BOISE, Idaho — Idaho Lt. Gov. Janice McGeachin is scheduled for a hearing next week on whether she should be held in contempt of court for failing to comply with a judge’s order in a public records lawsuit.
Fourth District Judge Steven Hippler ordered the contempt hearing set for Oct. 13, according to court records. The Idaho Press Club last month asked that the lieutenant governor face civil contempt proceedings after it said she failed to comply with a judge’s order in the lawsuit and stalled rather than immediately releasing the public records as ordered.
Neither McGeachin nor her chief of staff Jordan Watters have responded to repeated requests for comment from The Associated Press.
The Idaho Press Club sued McGeachin in July after several journalists said she wrongly denied public record requests for materials relating to her new Education Task Force. The task force was tasked with investigating alleged “indoctrination” in the state’s public school system, something McGeachin said was necessary to “protect our young people from the scourge of critical race theory, socialism, communism and Marxism.”
The lieutenant governor lost the lawsuit, and Hippler ordered her to release the documents.
McGeachin didn’t immediately release the materials, and a few weeks after Hippler’s ruling she formally asked the judge to reconsider the matter. But then she failed to comply with the judge’s order directing her to file additional legal documents supporting her request for reconsideration, according to court documents.
At the end of September, the Idaho Press Club asked the judge to hold McGeachin in contempt of court and order her to be detained in jail until she turned over the documents. The next day Hippler formally denied McGeachin’s request for reconsideration, and the lieutenant governor’s officer released the public records a short time later.
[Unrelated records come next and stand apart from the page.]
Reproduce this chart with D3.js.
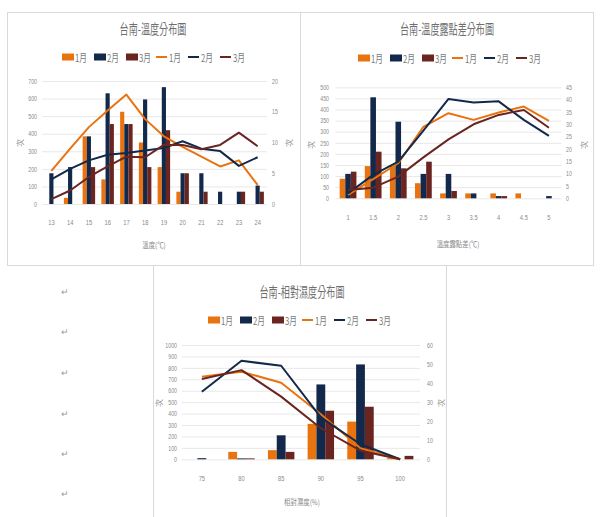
<!DOCTYPE html>
<html>
<head>
<meta charset="utf-8">
<script src="https://cdn.jsdelivr.net/npm/d3@7"></script>
<style>
  html, body { margin: 0; padding: 0; background: #fff; }
  svg { display: block; font-family: "Noto Sans CJK TC", "Noto Sans", sans-serif; }
</style>
</head>
<body>
<svg id="page" width="605" height="517"></svg>
<script>
// 台南 溫度 distribution
const tempCats = ["13","14","15","16","17","18","19","20","21","22","23","24"];
const tempBarJan = [0, 35, 385, 140, 525, 350, 210, 70, 0, 0, 0, 0];
const tempBarFeb = [175, 210, 385, 630, 455, 595, 665, 175, 175, 70, 70, 105];
const tempBarMar = [0, 0, 210, 455, 455, 210, 420, 175, 70, 0, 70, 70];
const tempLineJan = [5.4, 9.0, 12.5, 15.2, 17.8, 13.8, 11.0, 9.3, 7.7, 6.1, 7.1, 3.1];
const tempLineFeb = [4.0, 5.7, 7.1, 8.0, 8.3, 8.7, 9.1, 10.2, 9.0, 8.6, 6.2, 7.6];
const tempLineMar = [0.8, 2.2, 4.4, 6.1, 7.7, 7.6, 9.6, 9.6, 8.9, 9.6, 11.6, 9.4];
const tempLeftTicks = [0, 100, 200, 300, 400, 500, 600, 700];
const tempRightTicks = [0, 5, 10, 15, 20];

// 溫度露點差 distribution
const dewCats = ["1","1.5","2","2.5","3","3.5","4","4.5","5"];
const dewBarJan = [88, 145, 145, 68, 22, 22, 22, 22, 0];
const dewBarFeb = [110, 455, 345, 110, 110, 22, 10, 0, 10];
const dewBarMar = [120, 210, 135, 165, 33, 0, 10, 0, 0];
const dewLineJan = [1.4, 7.8, 14.2, 29.0, 34.5, 31.8, 34.8, 37.2, 31.4];
const dewLineFeb = [2.0, 9.5, 14.9, 27.4, 40.3, 38.8, 39.3, 31.8, 25.3];
const dewLineMar = [3.4, 4.3, 8.8, 16.6, 23.9, 30.0, 33.8, 35.8, 28.6];
const dewLeftTicks = [0, 50, 100, 150, 200, 250, 300, 350, 400, 450, 500];
const dewRightTicks = [0, 5, 10, 15, 20, 25, 30, 35, 40, 45];

// 相對濕度 distribution
const rhCats = ["75","80","85","90","95","100"];
const rhBarJan = [0, 65, 80, 310, 330, 10];
const rhBarFeb = [10, 8, 210, 655, 830, 0];
const rhBarMar = [0, 8, 65, 425, 460, 30];
const rhLineJan = [43.4, 46.0, 40.2, 23.6, 5.8, 0];
const rhLineFeb = [35.5, 51.7, 49.1, 22.0, 7.9, 0];
const rhLineMar = [42.1, 46.8, 32.9, 16.3, 4.5, 0];
const rhLeftTicks = [0, 100, 200, 300, 400, 500, 600, 700, 800, 900, 1000];
const rhRightTicks = [0, 10, 20, 30, 40, 50, 60];

const seriesNames = ["1月", "2月", "3月"];
const colors = ["#E8730F", "#13294B", "#6A2521"];

const svg = d3.select("#page");
const textGray = "#8a8a8a";
const plainNum = d3.format("d");

function label(g, x, y, str, o = {}) {
  const t = g.append("text")
    .attr("transform", `translate(${x},${y}) rotate(${o.rotate || 0}) scale(${o.sx || 0.75},1)`)
    .attr("text-anchor", o.anchor || "middle")
    .attr("dominant-baseline", "central")
    .attr("font-size", o.size || 8)
    .attr("fill", o.fill || textGray)
    .text(str);
  return t;
}

function drawChart(cfg) {
  const g = svg.append("g");
  // chart frame
  g.append("rect")
    .attr("x", cfg.box[0] + 0.5).attr("y", cfg.box[1] + 0.5)
    .attr("width", cfg.box[2] - cfg.box[0]).attr("height", cfg.box[3] - cfg.box[1])
    .attr("fill", "#fff").attr("stroke", "#d9d9d9").attr("stroke-width", 1);

  const p = cfg.plot;
  const yL = d3.scaleLinear().domain([0, d3.max(cfg.leftTicks)]).range([p.y1, p.y0]);
  const yR = d3.scaleLinear().domain([0, d3.max(cfg.rightTicks)]).range([p.y1, p.y0]);
  const x0 = d3.scaleBand().domain(cfg.cats).range([p.x0, p.x1])
    .paddingInner(1 / 3).paddingOuter(1 / 6);
  const x1 = d3.scaleBand().domain(d3.range(3)).range([0, x0.bandwidth()]);

  // gridlines
  const grid = g.append("g")
    .attr("transform", `translate(${p.x0},0)`)
    .call(d3.axisLeft(yL).tickValues(cfg.leftTicks).tickSize(-(p.x1 - p.x0)).tickFormat(""));
  grid.select(".domain").remove();
  grid.selectAll(".tick line").attr("stroke", "#e8e8e8").attr("stroke-width", 1);

  // left axis labels
  const axL = g.append("g")
    .attr("transform", `translate(${cfg.leftLabelX},0)`)
    .call(d3.axisLeft(yL).tickValues(cfg.leftTicks).tickFormat(plainNum).tickSize(0).tickPadding(0));
  axL.select(".domain").remove();
  axL.selectAll(".tick text")
    .attr("font-size", 7).attr("fill", textGray).attr("font-family", null)
    .attr("x", 0).attr("dy", "0.32em").attr("transform", "scale(0.75,1)");

  // right axis labels
  const axR = g.append("g")
    .attr("transform", `translate(${cfg.rightLabelX},0)`)
    .call(d3.axisRight(yR).tickValues(cfg.rightTicks).tickFormat(plainNum).tickSize(0).tickPadding(0));
  axR.select(".domain").remove();
  axR.selectAll(".tick text")
    .attr("font-size", 7).attr("fill", textGray).attr("font-family", null)
    .attr("x", 0).attr("dy", "0.32em").attr("transform", "scale(0.75,1)");

  // category labels
  const axB = g.append("g")
    .attr("transform", `translate(0,${cfg.xLabelY})`)
    .call(d3.axisBottom(x0).tickSize(0).tickPadding(0));
  axB.select(".domain").remove();
  axB.selectAll(".tick text")
    .attr("font-size", 8).attr("fill", textGray).attr("font-family", null)
    .attr("y", 0).attr("dy", "0.32em").attr("transform", "scale(0.72,1)");

  // clustered bars
  cfg.bars.forEach((vals, si) => {
    g.append("g").selectAll("rect")
      .data(vals)
      .join("rect")
      .attr("x", (d, i) => x0(cfg.cats[i]) + x1(si))
      .attr("width", x1.bandwidth())
      .attr("y", d => yL(d))
      .attr("height", d => yL(0) - yL(d))
      .attr("fill", colors[si]);
  });

  // lines on the secondary axis
  const line = d3.line()
    .x((d, i) => x0(cfg.cats[i]) + x0.bandwidth() / 2)
    .y(d => yR(d));
  cfg.lines.forEach((vals, si) => {
    g.append("path")
      .datum(vals)
      .attr("d", line)
      .attr("fill", "none")
      .attr("stroke", colors[si])
      .attr("stroke-width", 2)
      .attr("stroke-linejoin", "round");
  });

  // title
  label(g, cfg.title[0], cfg.title[1], cfg.title[2], { size: 14, sx: 0.65, fill: "#6f6f6f" });

  // legend
  const lg = g.append("g").attr("transform", `translate(${cfg.legend[0]},${cfg.legend[1]})`);
  const offs = [0, 32, 64, 94, 126, 158];
  offs.forEach((ox, k) => {
    const si = k % 3;
    if (k < 3) {
      lg.append("rect").attr("x", ox).attr("y", -3.5).attr("width", 12).attr("height", 7)
        .attr("fill", colors[si]);
    } else {
      lg.append("line").attr("x1", ox).attr("x2", ox + 11).attr("y1", 0).attr("y2", 0)
        .attr("stroke", colors[si]).attr("stroke-width", 2);
    }
    label(lg, ox + 13, 0, seriesNames[si], { size: 11, sx: 0.7, anchor: "start", fill: "#777" });
  });

  // axis titles
  label(g, cfg.xTitle[0], cfg.xTitle[1], cfg.xTitle[2], { size: 8, sx: 0.8 });
  label(g, cfg.yTitleL[0], cfg.yTitleL[1], "次", { size: 8, sx: 1, rotate: -90 });
  label(g, cfg.yTitleR[0], cfg.yTitleR[1], "次", { size: 8, sx: 1, rotate: -90 });
}

drawChart({
  box: [7, 12, 300, 265],
  plot: { x0: 42, x1: 267, y0: 81, y1: 204 },
  cats: tempCats,
  leftTicks: tempLeftTicks, rightTicks: tempRightTicks,
  bars: [tempBarJan, tempBarFeb, tempBarMar],
  lines: [tempLineJan, tempLineFeb, tempLineMar],
  leftLabelX: 37, rightLabelX: 272, xLabelY: 222,
  title: [153, 27, "台南-溫度分布圖"],
  legend: [62, 57],
  xTitle: [154, 245, "溫度(℃)"],
  yTitleL: [19, 143], yTitleR: [288, 143]
});

drawChart({
  box: [300, 12, 593, 265],
  plot: { x0: 335.5, x1: 561.5, y0: 87.3, y1: 198.3 },
  cats: dewCats,
  leftTicks: dewLeftTicks, rightTicks: dewRightTicks,
  bars: [dewBarJan, dewBarFeb, dewBarMar],
  lines: [dewLineJan, dewLineFeb, dewLineMar],
  leftLabelX: 329, rightLabelX: 566, xLabelY: 217,
  title: [447, 27, "台南-溫度露點差分布圖"],
  legend: [358, 58],
  xTitle: [458, 244, "溫度露點差(℃)"],
  yTitleL: [310, 145], yTitleR: [583, 145]
});

drawChart({
  box: [153, 265, 446, 530],
  plot: { x0: 182, x1: 420, y0: 345, y1: 459.3 },
  cats: rhCats,
  leftTicks: rhLeftTicks, rightTicks: rhRightTicks,
  bars: [rhBarJan, rhBarFeb, rhBarMar],
  lines: [rhLineJan, rhLineFeb, rhLineMar],
  leftLabelX: 177, rightLabelX: 427, xLabelY: 478,
  title: [302, 290, "台南-相對濕度分布圖"],
  legend: [208, 320],
  xTitle: [302, 502, "相對濕度(%)"],
  yTitleL: [158, 403], yTitleR: [440, 403]
});

// paragraph marks of the surrounding document
[291, 331, 372, 413, 453, 493].forEach(y => {
  label(svg, 65, y, "↵", { size: 9, sx: 1, fill: "#999" });
});
</script>
</body>
</html>
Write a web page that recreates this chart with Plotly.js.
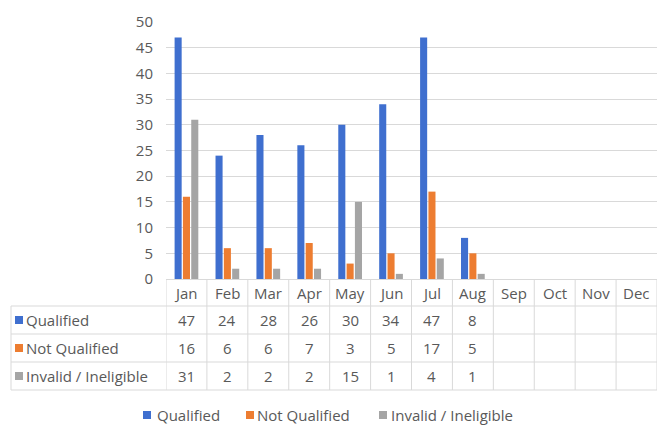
<!DOCTYPE html>
<html><head>
<script src="https://cdn.plot.ly/plotly-3.0.1.min.js"></script>
<style>body{margin:0;background:#fff}</style>
</head><body>
<div id="c" style="width:657px;height:425px"></div>
<script>
const months = ['Jan','Feb','Mar','Apr','May','Jun','Jul','Aug','Sep','Oct','Nov','Dec'];
const seriesNames = ['Qualified','Not Qualified','Invalid / Ineligible'];
const qualified = [47,24,28,26,30,34,47,8,null,null,null,null];
const notQualified = [16,6,6,7,3,5,17,5,null,null,null,null];
const invalid = [31,2,2,2,15,1,4,1,null,null,null,null];
const yTicks = [0,5,10,15,20,25,30,35,40,45,50];

const seriesValues = [qualified, notQualified, invalid];
const colors = ['#3F6FCF','#ED7D31','#A5A5A5'];
const W = 657, H = 425;
const py = p => 1 - p / H;
const px = p => p / W;
const FONT = '"Open Sans", sans-serif';
const FS = 15;
const TXT = '#595959';
const LINE = '#D9D9D9';

const traces = seriesNames.map((n, i) => ({
  type: 'bar', name: n, x: months, y: seriesValues[i],
  marker: {color: colors[i]}, hoverinfo: 'skip'
}));

const shapes = [];
const annotations = [];
const rowTop = 279, headBot = 306, rowH = 28;
const rowLines = [headBot, headBot + rowH, headBot + 2*rowH, headBot + 3*rowH];
const tableBot = rowLines[3];
rowLines.forEach(r => shapes.push({type:'line', xref:'paper', yref:'paper',
  x0: px(11), x1: 1, y0: py(r), y1: py(r), line:{color:LINE, width:1}}));
shapes.push({type:'line', xref:'paper', yref:'paper', x0:px(11), x1:px(11),
  y0: py(headBot), y1: py(tableBot), line:{color:LINE, width:1}});
for (let i = 0; i <= months.length; i++) {
  shapes.push({type:'line', xref:'x', yref:'paper', x0: i - 0.5, x1: i - 0.5,
    y0: py(rowTop), y1: py(tableBot), line:{color:LINE, width:1}});
}
months.forEach(m => annotations.push({xref:'x', yref:'paper', x: m, y: py(rowTop + 14),
  text: m, showarrow:false, xanchor:'center', yanchor:'middle', font:{family:FONT, size:FS, color:TXT}}));
seriesNames.forEach((n, si) => {
  const cy = headBot + rowH * si + rowH / 2;
  shapes.push({type:'rect', xref:'paper', yref:'paper', x0:px(15), x1:px(23),
    y0: py(cy - 4), y1: py(cy + 4), fillcolor: colors[si], line:{width:0}});
  annotations.push({xref:'paper', yref:'paper', x: px(24), y: py(cy), text: n,
    showarrow:false, xanchor:'left', yanchor:'middle', font:{family:FONT, size:FS, color:TXT}});
  seriesValues[si].forEach((v, mi) => {
    if (v === null) return;
    annotations.push({xref:'x', yref:'paper', x: months[mi], y: py(cy), text: String(v),
      showarrow:false, xanchor:'center', yanchor:'middle', font:{family:FONT, size:FS, color:TXT}});
  });
});
const legSq = [143, 246, 379];
const legTx = [155, 255, 389];
const legY = 415;
seriesNames.forEach((n, si) => {
  shapes.push({type:'rect', xref:'paper', yref:'paper', x0:px(legSq[si]), x1:px(legSq[si] + 8),
    y0: py(legY - 4), y1: py(legY + 4), fillcolor: colors[si], line:{width:0}});
  annotations.push({xref:'paper', yref:'paper', x: px(legTx[si]), y: py(legY), text: n,
    showarrow:false, xanchor:'left', yanchor:'middle', font:{family:FONT, size:FS, color:TXT}});
});

const layout = {
  width: W, height: H, margin: {l:0, r:0, t:0, b:0},
  paper_bgcolor:'#fff', plot_bgcolor:'#fff', showlegend:false,
  barmode:'group', bargap:0.39, bargroupgap:0.15,
  font:{family:FONT, size:FS, color:TXT},
  xaxis:{domain:[166/W, 1], type:'category', range:[-0.5, 11.5], showticklabels:false,
    showgrid:false, showline:true, linecolor:LINE, linewidth:1, ticks:'', zeroline:false, fixedrange:true},
  yaxis:{domain:[py(rowTop), py(22)], range:[0, 50], tickvals:yTicks, ticktext: yTicks.map(String),
    showgrid:true, gridcolor:LINE, gridwidth:1, zeroline:false, showline:false, ticks:'',
    ticklabelstandoff:12, tickfont:{family:FONT, size:FS, color:TXT}, fixedrange:true},
  shapes: shapes, annotations: annotations
};
Plotly.newPlot('c', traces, layout, {staticPlot:true});
</script>
</body></html>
Releasing the documents doesn’t automatically make the motion for contempt moot, though if both sides agree the matter has been settled by the release of the documents, they could ask the court to drop the matter. If the contempt request goes to a hearing, the judge could decide to reject the press club’s motion, or to allow it to move forward. If the contempt case moves forward, then McGeachin will likely be offered the opportunity to admit or deny the charge and present a defense, if she desires.
Last week McGeachin’s office asked the state for an additional $50,000 to cover its legal bills from the public records lawsuit. McGeachin hired a private attorney for the case after first being represented by the Idaho Attorney General’s Office.